Regionale Vernetzung und Friendshoring

Auf die Frage, ob die Entwicklung künftig eher Richtung Globalisierung oder Richtung Deglobalisierung gehe, antwortet sie: „Ich glaube, den Höchstwert der Globalisierung haben wir hinter uns. Womöglich gehen wir eher Richtung regionale Vernetzung. Das Thema Friendshoring kommt wieder auf. Ich kann mir vorstellen, dass die Verbindungen innerhalb Europas stärker werden und dass sich auch China stärker mit anderen Ländern in Asien vernetzt.“ Europas Handelsströme seien allerdings weltweit so stark integriert, dass eine völlige Unabhängigkeit Europas illusorisch sei. „Insbesondere die Energieversorgung ist ein großer Punkt. In bestimmten wichtigen Sektoren wie Verteidigung und Infrastruktur kann ich mir allerdings vorstellen, dass wir deutlich mehr Unabhängigkeit anstreben und auch erreichen werden“, meint Rama.
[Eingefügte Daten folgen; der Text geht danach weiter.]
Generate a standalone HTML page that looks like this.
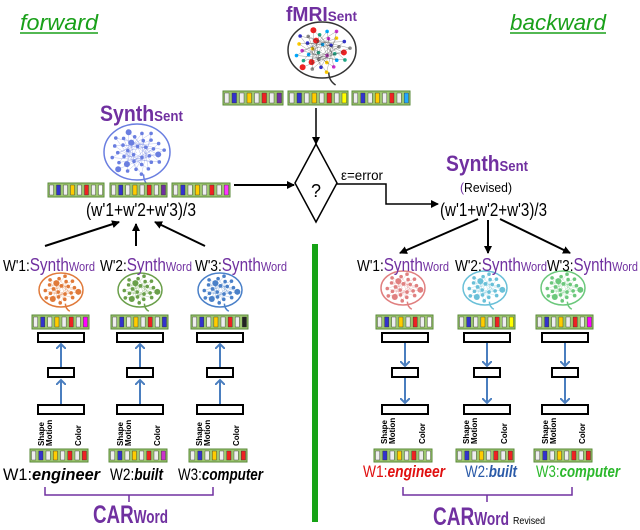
<!DOCTYPE html>
<html><head><meta charset="utf-8"><style>
body{margin:0;background:#fff}
svg{display:block;font-family:"Liberation Sans",sans-serif}
</style></head><body>
<svg id="s" width="640" height="530" viewBox="0 0 640 530" xmlns="http://www.w3.org/2000/svg">
<defs>
<marker id="ab" markerWidth="8" markerHeight="8" refX="7" refY="4" orient="auto" markerUnits="userSpaceOnUse"><path d="M0,0 L8,4 L0,8 z" fill="#000"/></marker>
<marker id="ablue" markerWidth="10" markerHeight="10" refX="5" refY="5" orient="auto" markerUnits="userSpaceOnUse"><path d="M0,0 L5,5 L0,10" fill="none" stroke="#4a7ebf" stroke-width="2"/></marker>
</defs>
<text x="20" y="30" font-size="22" font-style="italic" fill="#1aa01a" textLength="78" lengthAdjust="spacingAndGlyphs">forward</text>
<line x1="20" y1="33" x2="98" y2="33" stroke="#1aa01a" stroke-width="1.5"/>
<text x="510" y="30" font-size="22" font-style="italic" fill="#1aa01a" textLength="96" lengthAdjust="spacingAndGlyphs">backward</text>
<line x1="510" y1="33" x2="606" y2="33" stroke="#1aa01a" stroke-width="1.5"/>

<text x="286" y="21" font-size="20" font-weight="bold" fill="#7030a0" textLength="71" lengthAdjust="spacingAndGlyphs">fMRI<tspan font-size="14">Sent</tspan></text>
<text x="100" y="121" font-size="22" font-weight="bold" fill="#7030a0" textLength="83" lengthAdjust="spacingAndGlyphs">Synth<tspan font-size="15">Sent</tspan></text>
<text x="446" y="171" font-size="22" font-weight="bold" fill="#7030a0" textLength="82" lengthAdjust="spacingAndGlyphs">Synth<tspan font-size="15">Sent</tspan></text>
<text x="460" y="192" font-size="13" textLength="52" lengthAdjust="spacingAndGlyphs"><tspan fill="#7030a0">(</tspan>Revised)</text>
<text x="86" y="216" font-size="18" textLength="110" lengthAdjust="spacingAndGlyphs">(w'1+w'2+w'3)/3</text>
<text x="440" y="216" font-size="18" textLength="107" lengthAdjust="spacingAndGlyphs">(w'1+w'2+w'3)/3</text>

<g id="brains"></g>
<g id="strips"></g>

<line x1="316" y1="108" x2="316" y2="144" stroke="#000" stroke-width="1.5" marker-end="url(#ab)"/>
<polygon points="316,144 337,183 316,222 295,183" fill="#fff" stroke="#000" stroke-width="1.5"/>
<text x="316" y="197" font-size="18" text-anchor="middle">?</text>
<line x1="234" y1="185" x2="294" y2="185" stroke="#000" stroke-width="2" marker-end="url(#ab)"/>
<text x="341" y="180" font-size="14" textLength="42" lengthAdjust="spacingAndGlyphs">ε=error</text>
<polyline points="337,184 386,184 386,204 438,204" fill="none" stroke="#000" stroke-width="1.5" marker-end="url(#ab)"/>

<g stroke="#000" stroke-width="2" marker-end="url(#ab)">
<line x1="45" y1="246" x2="119" y2="222"/>
<line x1="136" y1="246" x2="136" y2="224"/>
<line x1="205" y1="246" x2="155" y2="222"/>
<line x1="478" y1="219" x2="400" y2="253"/>
<line x1="488" y1="220" x2="488" y2="253"/>
<line x1="500" y1="219" x2="570" y2="253"/>
</g>
<rect x="312" y="244" width="6" height="278" fill="#16a316"/>

<g font-size="16">
<text x="3" y="271" textLength="92" lengthAdjust="spacingAndGlyphs">W'1:<tspan fill="#7030a0" font-size="18">Synth</tspan><tspan fill="#7030a0" font-size="13">Word</tspan></text>
<text x="100" y="271" textLength="92" lengthAdjust="spacingAndGlyphs">W'2:<tspan fill="#7030a0" font-size="18">Synth</tspan><tspan fill="#7030a0" font-size="13">Word</tspan></text>
<text x="195" y="271" textLength="92" lengthAdjust="spacingAndGlyphs">W'3:<tspan fill="#7030a0" font-size="18">Synth</tspan><tspan fill="#7030a0" font-size="13">Word</tspan></text>
<text x="357" y="271" textLength="92" lengthAdjust="spacingAndGlyphs">W'1:<tspan fill="#7030a0" font-size="18">Synth</tspan><tspan fill="#7030a0" font-size="13">Word</tspan></text>
<text x="455" y="271" textLength="92" lengthAdjust="spacingAndGlyphs">W'2:<tspan fill="#7030a0" font-size="18">Synth</tspan><tspan fill="#7030a0" font-size="13">Word</tspan></text>
<text x="547" y="271" textLength="91" lengthAdjust="spacingAndGlyphs">W'3:<tspan fill="#7030a0" font-size="18">Synth</tspan><tspan fill="#7030a0" font-size="13">Word</tspan></text>
</g>
<g font-size="17">
<text x="3" y="480" textLength="97" lengthAdjust="spacingAndGlyphs">W1:<tspan font-weight="bold" font-style="italic">engineer</tspan></text>
<text x="110" y="480" textLength="53" lengthAdjust="spacingAndGlyphs">W2:<tspan font-weight="bold" font-style="italic">built</tspan></text>
<text x="178" y="480" textLength="85" lengthAdjust="spacingAndGlyphs">W3:<tspan font-weight="bold" font-style="italic">computer</tspan></text>
<text x="363" y="477" fill="#e01010" textLength="82" lengthAdjust="spacingAndGlyphs">W1:<tspan font-weight="bold" font-style="italic">engineer</tspan></text>
<text x="465" y="477" fill="#2a5aa8" textLength="52" lengthAdjust="spacingAndGlyphs">W2:<tspan font-weight="bold" font-style="italic">built</tspan></text>
<text x="536" y="477" fill="#2cb82c" textLength="84" lengthAdjust="spacingAndGlyphs">W3:<tspan font-weight="bold" font-style="italic">computer</tspan></text>
</g>
<g fill="none" stroke="#7030a0" stroke-width="1.5">
<polyline points="45,487 45,495 213,495 213,487"/><line x1="129" y1="495" x2="129" y2="502"/>
<polyline points="403,487 403,495 572,495 572,487"/><line x1="487" y1="495" x2="487" y2="502"/>
</g>
<text x="93" y="523" font-size="25" font-weight="bold" fill="#7030a0" textLength="75" lengthAdjust="spacingAndGlyphs">CAR<tspan font-size="18">Word</tspan></text>
<text x="433" y="525" font-size="25" font-weight="bold" fill="#7030a0" textLength="76" lengthAdjust="spacingAndGlyphs">CAR<tspan font-size="18">Word</tspan></text>
<text x="513" y="524" font-size="10" textLength="32" lengthAdjust="spacingAndGlyphs">Revised</text>

<g id="cols"></g>
<g font-size="8" font-weight="bold">
<text transform="translate(44,446) rotate(-90)">Shape</text><text transform="translate(52,446) rotate(-90)">Motion</text><text transform="translate(81,446) rotate(-90)">Color</text>
<text transform="translate(123,446) rotate(-90)">Shape</text><text transform="translate(131,446) rotate(-90)">Motion</text><text transform="translate(160,446) rotate(-90)">Color</text>
<text transform="translate(202,446) rotate(-90)">Shape</text><text transform="translate(210,446) rotate(-90)">Motion</text><text transform="translate(239,446) rotate(-90)">Color</text>
<text transform="translate(387,444) rotate(-90)">Shape</text><text transform="translate(395,444) rotate(-90)">Motion</text><text transform="translate(425,444) rotate(-90)">Color</text>
<text transform="translate(469,444) rotate(-90)">Shape</text><text transform="translate(477,444) rotate(-90)">Motion</text><text transform="translate(507,444) rotate(-90)">Color</text>
<text transform="translate(548,444) rotate(-90)">Shape</text><text transform="translate(556,444) rotate(-90)">Motion</text><text transform="translate(585,444) rotate(-90)">Color</text>
</g>
</svg>
<script>
var NS="http://www.w3.org/2000/svg";
function el(p,n,a){var e=document.createElementNS(NS,n);for(var k in a)e.setAttribute(k,a[k]);document.getElementById(p).appendChild(e);return e;}
function strip(x,y,w,h,cols){
  el("strips","rect",{x:x,y:y,width:w,height:h,fill:"#9dc76f",stroke:"#5a8a3a","stroke-width":1});
  var n=cols.length,cw=w/n;
  for(var i=0;i<n;i++){
    el("strips","rect",{x:x+i*cw+1.5,y:y+2,width:cw-3,height:h-4,fill:cols[i],stroke:"#333","stroke-width":0.4});
  }
}
var P=["#fff","#ff0","#0af","#e22","#222","#33c","#c3c","#f0f","#8c4","#fc0"];
function rc(n,last){var a=[];for(var i=0;i<n-1;i++)a.push(i%2?P[(i*7+n)%P.length]:"#eee");a.push(last);return a;}
strip(223,91,60,14,rc(8,"#7030a0"));strip(288,91,60,14,rc(8,"#ff0"));strip(352,91,58,14,rc(8,"#2af"));
strip(48,183,56,14,rc(8,"#fff"));strip(110,183,57,14,rc(8,"#7030a0"));strip(172,183,58,14,rc(8,"#f3f"));
function brain(cx,cy,rx,ry,col,g,dr){
  el("brains","ellipse",{cx:cx,cy:cy,rx:rx,ry:ry,fill:"#fff",stroke:col,"stroke-width":1.5});
  el("brains","path",{d:"M"+(cx+rx*0.2)+","+(cy+ry*0.8)+" q0,"+ry*0.3+" "+rx*0.2+","+ry*0.45,fill:"none",stroke:col,"stroke-width":1.5});
  for(var i=0;i<g;i++){var a=i*2.4,r=Math.sqrt(i/g)*0.85;
    el("brains","circle",{cx:cx+Math.cos(a)*r*rx,cy:cy+Math.sin(a)*r*ry,r:dr||1.6,fill:Array.isArray(col)?col[i%col.length]:col});
  }
}
function brainC(cx,cy,rx,ry,stroke,cols,g){
  el("brains","ellipse",{cx:cx,cy:cy,rx:rx,ry:ry,fill:"#fff",stroke:stroke,"stroke-width":1.5});
  el("brains","path",{d:"M"+(cx+rx*0.2)+","+(cy+ry*0.8)+" q0,"+ry*0.3+" "+rx*0.2+","+ry*0.45,fill:"none",stroke:stroke,"stroke-width":1.5});
  for(var i=1;i<g;i++){var a=i*2.4,r=Math.sqrt(i/g)*0.85,a2=(i-1)*2.4,r2=Math.sqrt((i-1)/g)*0.85;
    el("brains","line",{x1:cx+Math.cos(a)*r*rx,y1:cy+Math.sin(a)*r*ry,x2:cx+Math.cos(a2)*r2*rx,y2:cy+Math.sin(a2)*r2*ry,stroke:stroke,"stroke-width":0.4,opacity:0.6});
    el("brains","circle",{cx:cx+Math.cos(a)*r*rx,cy:cy+Math.sin(a)*r*ry,r:(i%7==0)?3:1.8,fill:cols[i%cols.length]});
  }
}
brainC(322,50,34,28,"#333",["#e22","#2a8","#0af","#c3c","#fc0","#33c","#888"],36);
brainC(137,152,33,28,"#6a7ee0",["#6a7ee0"],36);
var L=[[61,"#e07a3a"],[140,"#6a9f4a"],[220,"#4a80c8"]],R=[[405,"#e08080"],[487,"#6ac0d8"],[565,"#6cc87c"]];
L.forEach(function(c){brainC(c[0],290,22,17,c[1],[c[1]],24);});
R.forEach(function(c){brainC(c[0]-2,288,22,17,c[1],[c[1]],24);});
function col(cx,down){
  strip(cx-29,315,57,14,rc(8,P[(cx)%9]));
  el("cols","rect",{x:cx-23,y:333,width:46,height:9,fill:"#fff",stroke:"#000","stroke-width":2});
  el("cols","rect",{x:cx-13,y:368,width:26,height:9,fill:"#fff",stroke:"#000","stroke-width":2});
  el("cols","rect",{x:cx-23,y:405,width:46,height:9,fill:"#fff",stroke:"#000","stroke-width":2});
  var ar={stroke:"#4a7ebf","stroke-width":2,"marker-end":"url(#ablue)"};
  if(down){
    el("cols","line",Object.assign({x1:cx,y1:343,x2:cx,y2:366},ar));
    el("cols","line",Object.assign({x1:cx,y1:378,x2:cx,y2:403},ar));
  } else {
    el("cols","line",Object.assign({x1:cx,y1:404,x2:cx,y2:380},ar));
    el("cols","line",Object.assign({x1:cx,y1:367,x2:cx,y2:344},ar));
  }
  strip(cx-31,449,58,13,rc(8,P[(cx*3)%9]));
}
L.forEach(function(c){col(c[0],false);});
R.forEach(function(c){col(c[0],true);});
</script>
</body></html>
Schon während der Pandemie sei die Anfälligkeit der komplexen globalen Lieferketten zutage getreten. „In strategisch wichtigen Bereichen, etwa bei der Medikamentenversorgung, muss es das Ziel sein, eine gewisse Unabhängigkeit und Resilienz zu erreichen.“ „Europe first“ möchte sie es nicht nennen, aber vielleicht „A stronger Europe“. „Wir müssen die Anfälligkeit für Schocks reduzieren, und wir sollten darauf hinwirken, gegenüber den geopolitischen Veränderungen gewappnet zu sein.“

Was die Anti-Woke-Kultur der USA betrifft, sieht sie diese Tendenz nicht nach Europa kommen. „Bei Baloise sind ­Diversität und Vielfalt Teil der Kultur, und zwar nicht nur in Bezug auf Gender, sondern auch auf Alter, Hintergrund und so weiter. Eine gelebte Vielfalt an Meinungen und Erfahrungen ist sehr wertvoll für Unternehmen.“ Bei Baloise lebt man das: Der neunköpfige Baloise-Verwaltungsrat zählt drei Frauen, und das Vorstandsteam von Baloise in Deutschland setzt sich aus fünf Mitgliedern zusammen, davon sind zwei weiblich. Eine Spitzenfrau ist von Baloise zur Finanzaufsicht gewechselt: Julia Wiens, die die Vorstandsressorts Lebensversicherung und Finanzen/Kapitalanlagen verantwortete, übernahm im Januar 2024 die Leitung des Geschäftsbereichs Versicherungs- und Pensionsfondsaufsicht bei der Bafin und folgte damit auf Dr. Frank Grund.